La Paz is recommended for diving near the islands of Cerralvo, Espiritu Santo and the famous island Partida. To the north, Pichilingue, Balandra and Tecolote are a delight for lovers of natural beauty because of the green and blue colors interwoven with these beaches.

Afterwards you can continue on Highway #1 to discover beautiful bays in the Municipality of Comondu. Or, continue sinuous dirt roads bordering the Sea of Cortez towards San Evaristo where, once again, the photographic route is impressive and excellent for hiking, all-terrain vehicles excursions or horseback riding.

Ciudad Constitucion presents interesting alternatives. One of them is San Carlos, north of Magdalena Bay. In winter, it becomes the perfect place for watching gray whales. The rest of the year, it is a true paradise for deep-sea sport fishing. The natural setting that surrounds Magdalena Bay and Las Almejas Bay is unique. The geographical conditions make it perfect for windsurfing. For lovers of traditional food, this is also one of the best places in the state.

Just to the south of Santa Margarita Island, and in front of the Cresciente Island, is the Rehusa channel, a paradise for diving and snorkeling.

To the north of Constitucion City is Insurgentes City and a detour to either continue toward the Vizcaino Valley near La Purisima or head east to reach Loreto.
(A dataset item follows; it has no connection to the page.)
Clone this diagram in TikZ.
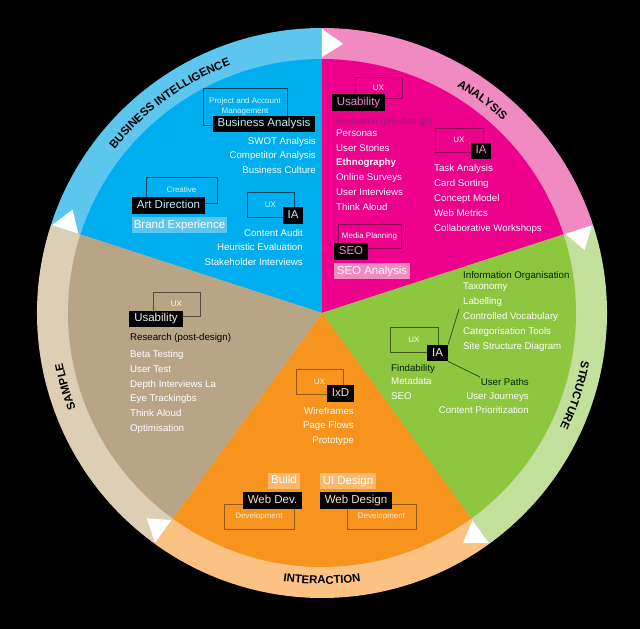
\documentclass[tikz,border=0pt]{standalone}
\usepackage{fontspec}
\setmainfont{Liberation Sans}
\usepackage{xcolor}
\usepackage{tikz}
\usetikzlibrary{decorations.text}

\definecolor{blueW}{HTML}{00AEEF}
\definecolor{blueR}{HTML}{5CC6EE}
\definecolor{pinkW}{HTML}{EC008C}
\definecolor{pinkR}{HTML}{F18AC0}
\definecolor{greenW}{HTML}{8DC63F}
\definecolor{greenR}{HTML}{C2DF9C}
\definecolor{orangeW}{HTML}{F7941D}
\definecolor{orangeR}{HTML}{FBC283}
\definecolor{tanW}{HTML}{B8A586}
\definecolor{tanR}{HTML}{DCCFB4}
\definecolor{preDesign}{HTML}{7A2C74}
\newcommand{\ringfont}{\bfseries\fontsize{11.4}{13}\selectfont}

\begin{document}
\begin{tikzpicture}[x=1pt, y=1pt,
  tag/.style={fill=black, inner xsep=5pt, inner ysep=2.75pt, text height=8.5pt, text depth=2.5pt, font=\fontsize{11.5}{13}\selectfont},
  chip/.style={inner xsep=3pt, inner ysep=2.5pt, text height=8.5pt, text depth=2.5pt, text=white, font=\fontsize{11.5}{13}\selectfont},
  frame/.style={draw, line width=0.9pt, inner sep=0pt, align=center, font=\fontsize{8}{9.5}\selectfont},
  item/.style={inner sep=0pt, text=white, font=\fontsize{9.7}{11}\selectfont}]

% Background
\useasboundingbox (-322,-316) rectangle (318,313);
\fill[black] (-322,-316) rectangle (318,313);

% Wedges and outer ring
\foreach \a/\b/\w/\r in {90/162/blueW/blueR, 18/90/pinkW/pinkR, -54/18/greenW/greenR, -126/-54/orangeW/orangeR, -198/-126/tanW/tanR} {
    \fill[\r] (0,0) -- (\a:285) arc (\a:\b:285) -- cycle;
    \fill[\w] (0,0) -- (\a:254) arc (\a:\b:254) -- cycle;
}

% White arrow tips in the ring (clockwise)
\foreach \a in {90,18,-54,-126,162}
    \fill[white] (\a:256) -- (\a:284) -- (\a-4.5:270) -- cycle;

% Ring labels
\path[decorate, decoration={text along path, text align=center, text={|\ringfont|BUSINESS INTELLIGENCE}}] (166:264) arc (166:86:264);
\path[decorate, decoration={text along path, text align=center, text={|\ringfont|ANALYSIS}}] (93:264) arc (93:13:264);
\path[decorate, decoration={text along path, text align=center, text={|\ringfont|STRUCTURE}}] (22:264) arc (22:-58:264);
\path[decorate, decoration={text along path, text align=center, text={|\ringfont|INTERACTION}}] (-130:271) arc (-130:-50:271);
\path[decorate, decoration={text along path, text align=center, text={|\ringfont|SAMPLE}}] (236:264) arc (236:156:264);

% Business intelligence (blue)
\node[frame, draw=blueW!40!black, text=blueW!15!white, minimum width=84pt, minimum height=37pt] (pamBox) at (-77,206.5) {Project and Account\\Management};
\node[tag, text=white!75!blueW] (baTag) at (-58,189) {Business Analysis};
\foreach \t [count=\i] in {SWOT Analysis, Competitor Analysis, Business Culture}
    \node[item, anchor=base east] (ba\i) at (-6,{183.2-14.6*\i}) {\t};
\node[frame, draw=blueW!40!black, text=blueW!15!white, minimum width=71pt, minimum height=26pt] (crBox) at (-140.5,123) {Creative};
\node[tag, text=white!75!blueW] (adTag) at (-153.5,107.5) {Art Direction};
\node[chip, fill=blueR, inner xsep=1.5pt] (beChip) at (-142.5,87.5) {Brand Experience};
\node[frame, draw=blueW!40!black, text=blueW!15!white, minimum width=47pt, minimum height=25pt] (uxB) at (-51.5,108.5) {UX};
\node[tag, text=white!75!blueW] (iaB) at (-29,97.5) {IA};
\foreach \t [count=\i] in {Content Audit, Heuristic Evaluation, Stakeholder Interviews}
    \node[item, anchor=base east] (ca\i) at (-19,{91.1-14.5*\i}) {\t};

% Analysis (pink)
\node[frame, draw=pinkW!60!black, text=white, minimum width=47pt, minimum height=21pt] (uxP) at (56.5,225.5) {UX};
\node[tag, text=pinkW!45!white] (usP) at (36.5,210.5) {Usability};
\node[item, text=preDesign, anchor=base west] (preRes) at (14,188.6) {Research (pre-design)};
\foreach \t [count=\i] in {Personas, User Stories, \textbf{Ethnography}, Online Surveys, User Interviews, Think Aloud}
    \node[item, anchor=base west] (us\i) at (14,{191.4-14.8*\i}) {\t};
\node[frame, draw=pinkW!60!black, text=white, minimum width=48pt, minimum height=24pt] (uxP2) at (137,173) {UX};
\node[tag, text=pinkW!45!white] (iaP) at (159,162) {IA};
\foreach \t [count=\i] in {Task Analysis, Card Sorting, Concept Model, Web Metrics, Collaborative Workshops}
    \node[item, anchor=base west] (ta\i) at (112,{156.6-15*\i}) {\t};
\node[frame, draw=pinkW!60!black, text=white, minimum width=63pt, minimum height=24pt] (mpBox) at (47.5,77) {Media Planning};
\node[tag, text=pinkW!45!white] (seoTag) at (29,61.5) {SEO};
\node[chip, fill=pinkR] (seoChip) at (50,41.5) {SEO Analysis};

% Structure (green)
\node[item, text=black!85!green, anchor=base west] (infoOrg) at (141,34.6) {Information Organisation};
\foreach \t [count=\i] in {Taxonomy, Labelling, Controlled Vocabulary, Categorisation Tools, Site Structure Diagram}
    \node[item, anchor=base west] (tx\i) at (141,{38.6-15*\i}) {\t};
\node[frame, draw=greenW!45!black, text=white, minimum width=48pt, minimum height=25pt] (uxG) at (92,-26.5) {UX};
\node[tag, text=white!85!greenW] (iaG) at (115.5,-40) {IA};
\coordinate (iaGup) at (137,4);
\coordinate (iaGdn) at (158,-64);
\draw[greenW!40!black, line width=0.8pt] (iaG.north east) -- (iaGup);
\draw[greenW!40!black, line width=0.8pt] (iaG.south east) -- (iaGdn);
\node[item, text=black!85!green, anchor=base west] (findA) at (69,-58.4) {Findability};
\node[item, anchor=base west] (metaD) at (69,-71.4) {Metadata};
\node[item, anchor=base west] (seoG) at (69,-86.4) {SEO};
\node[item, text=black!85!green, anchor=base east] (userP) at (207,-72.4) {User Paths};
\node[item, anchor=base east] (userJ) at (207,-86.4) {User Journeys};
\node[item, anchor=base east] (contP) at (207,-100.4) {Content Prioritization};

% Interaction (orange)
\node[frame, draw=orangeW!60!black, text=orangeW!15!white, minimum width=47pt, minimum height=25pt] (uxO) at (-2.5,-68.5) {UX};
\node[tag, text=orangeW!30!white] (ixd) at (18.5,-80.5) {IxD};
\foreach \t [count=\i] in {Wireframes, Page Flows, Prototype}
    \node[item, anchor=base east] (wf\i) at (32,{-86.6-14.5*\i}) {\t};
\node[chip, fill=orangeW!65!white] (buildChip) at (-38,-167.5) {Build};
\node[chip, fill=orangeW!65!white] (uiChip) at (26,-168) {UI Design};
\node[frame, draw=orangeW!60!black, text=orangeW!15!white, minimum width=70pt, minimum height=25pt] (devL) at (-63,-203.5) {Development};
\node[frame, draw=orangeW!60!black, text=orangeW!15!white, minimum width=69pt, minimum height=25pt] (devR) at (59.5,-203.5) {Development};
\node[tag, text=orangeW!30!white] (webDev) at (-49.5,-187.5) {Web Dev.};
\node[tag, text=orangeW!30!white] (webDesign) at (34,-187.5) {Web Design};

% Sample (tan)
\node[frame, draw=tanW!45!black, text=white, minimum width=47pt, minimum height=24pt] (uxT) at (-145.5,9) {UX};
\node[tag, text=white!85!tanW] (usT) at (-166,-6) {Usability};
\node[item, text=black, anchor=base west] (postRes) at (-192,-27.4) {Research (post-design)};
\foreach \t [count=\i] in {Beta Testing, User Test, Depth Interviews La, Eye Trackingbs, Think Aloud, Optimisation}
    \node[item, anchor=base west] (bt\i) at (-192,{-29.6-14.8*\i}) {\t};

\end{tikzpicture}
\end{document}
The Vizcaino Valley is famous for its beaches, Asuncion Bay and, above all, the lagoon and estuary of San Ignacio.

To the east, the road to Loreto is impressive. As you cross the slopes of the Sierra de La Giganta, the mountains form windows with beautiful views of the sea.

Honored on countless occasions by various food festivals, the famous Tatemada clams alone justify a visit to this historic Southcaliforniano port. It is full of entertainment options such as boating, scuba diving, fishing, golf, and a visit to the very first mission, Our Lady of Loreto.

From Loreto, the trip continues north, with spectacular views of the sea extending all the way to Mulege and further demonstrating the diversity that exists in Baja California Sur. On this tour, each meter of beach has its own life. However, special mention should be made of Playa de Santispac and Playa del Requeson. Two perfect places to camp and enjoy the peaceful murmur of the sea.

A 45-minute drive separates Mulege from Santa Rosalia, famous for the Boleo Mine and for brick oven bread. There is a high degree of French influence here. It has even been said that Eiffel’s plans were used in some of the construction. Although there is no tourist infrastructure, the alternative activities here include fishing, diving, snorkeling and sailing, in addition to a tour of this old town.

Santa Rosalia is the starting point to begin a tour of the widest part of the peninsula. Guerrero Negro is the last populated area in the state before entering Baja California. The main activity is centered around the salt mines, the largest in the world.

Protected by the Ojo de Liebre and the Guerrero Negro lagoons, this destination is a sanctuary of the gray whale. In addition, it harbors the curious beach of Malarrimo, where year after year, the tide deposits hundreds of objects of the most diverse nature from distant places, all transported by the currents of the Pacific Ocean.

Careful planning can make your visit to Baja California Sur an authentic gift, an unforgettable vacation and an experience dedicated to alternative tourism, or even better, adventure tourism.